Но прежде всего, сам Ницше, вполне возможно, признаёт себя сторонником разума. В этом случае таковой является не какой-то всегда обособляющей разновидностью ума, и даже не мыслящим сознанием, но всеобъемлющим «большим разумом» тела — «маленький разум», который зовётся духом, является лишь орудием тела (ТГЗ, 24). Либо Ницше в связи с тем, что в нашей деятельности в данный момент ещё непонятно и на вид случайно, говорит о «высоком разуме наших будущих задач» (13, 33). Этот «большой разум» несёт в себе у Ницше некий избыточный, сызнова растапливающий всякую враждебность по отношению к разуму вообще смысл, пусть таковой и остаётся у него в символе тела совершенно неопределён. Только к такого рода большому разуму может относиться положение: «Единственное счастье заключено в разуме, весь прочий мир скучен. Однако высший разум я усматриваю в работе художника» (10, 415).

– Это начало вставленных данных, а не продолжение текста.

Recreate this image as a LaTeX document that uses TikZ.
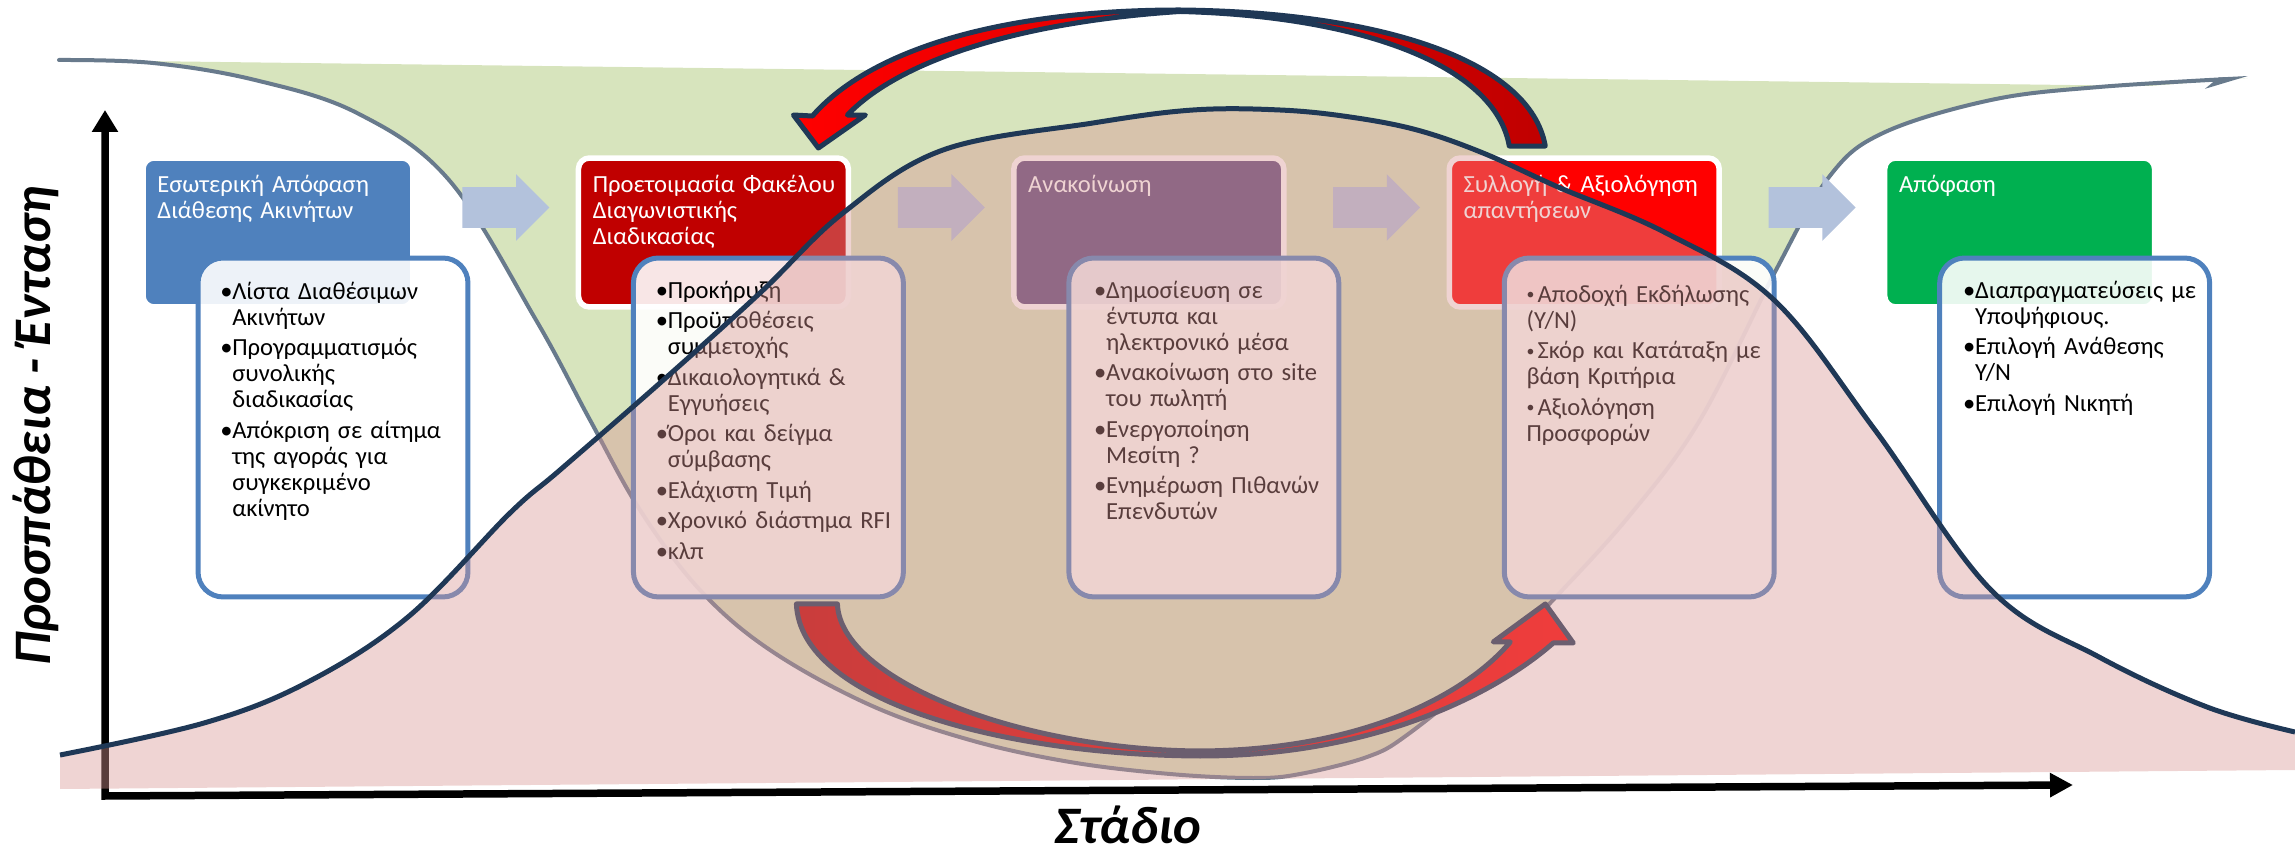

Противоречивость позитивных и негативных в отношении разума формулировок является причиной того, что ницшево разложение разума обретает двойной, взаимоисключающий смысл:
Высказывания, враждебные разуму, взятые сами по себе, могли бы породить безразличие к нему. Всюду, где самому Ницше разум становится безразличен, ослабевает и сила его логических требований. Поэтому в таких случаях противоречия, присутствующие в его положениях, могут оставаться неподвижными, как если бы он в данный момент перестал ощущать остроту их противоречивости. Противоречия тогда перестают быть диалектическими и сами по себе, как они есть, уже не могут быть источником плодотворного движения. Тогда тот факт, что Ницше говорит одно, а затем другое, может произвести на читателя впечатление нерешительности, для которой возможно всё. С этим в конце концов согласовался бы тот факт, что подлинно систематическая, организующая воля Ницше, как кажется, может быть заменена на лишь интеллектуальную волю к порядку.